No ceasefire for the wild

And then there are the animals who received only the war itself — wars they did not start, fought by powers that will never inventory what they destroyed.

An landmine survivor Asian elephant going through rehabilitation. Mined ground is one
of the most underrated threats to wildlife.

An landmine survivor Asian elephant going through rehabilitation. Mined ground is one of the most underrated threats to wildlife.

The Iranian cheetah, fewer than a dozen individuals confirmed alive, is vanishing inside a country subjected to decades of American-led sanctions and the perpetual threat of military strike.

The Arabian leopard of Yemen is dying inside a war prosecuted against one of the poorest countries on Earth. Fewer than 200 survive across the entire Arabian Peninsula.
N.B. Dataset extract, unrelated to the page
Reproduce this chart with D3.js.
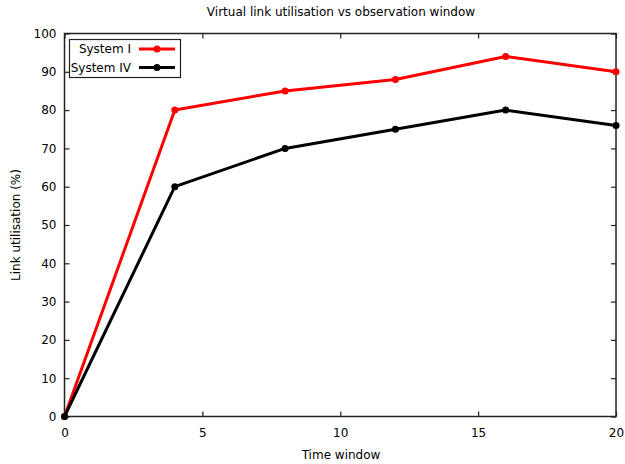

There is no anti-poaching enforcement because there is no functioning state. The leopard is listed as critically endangered. It is already extinct in Saudi Arabia, where millions have already spent to find a single trace of the species. And we are letting it go where we know they are still there.

The striped hyena of Levant walks hillsides that have bombed across five decades — most notoriously in 2006, when one million cluster munitions fell on southern Lebanon, the majority in the final hours after a ceasefire had already been agreed. Nobody is counting the hyenas carefully enough to know how few remain, because Lebanon has been given precious little peace in which to do any conservation.

The Iranian cheetah and the Arabian leopard are on their last legs. These animals are the collateral of a global order in which certain states possess the power to wage war, impose sanctions, and supply weapons to proxies — and are never required to account for what they unmade.

So, what are we doing in trying times? The powerless document. Their name. They insist, against the indifference of power, that what is being lost has a name, and a territory, and a place in the order of things.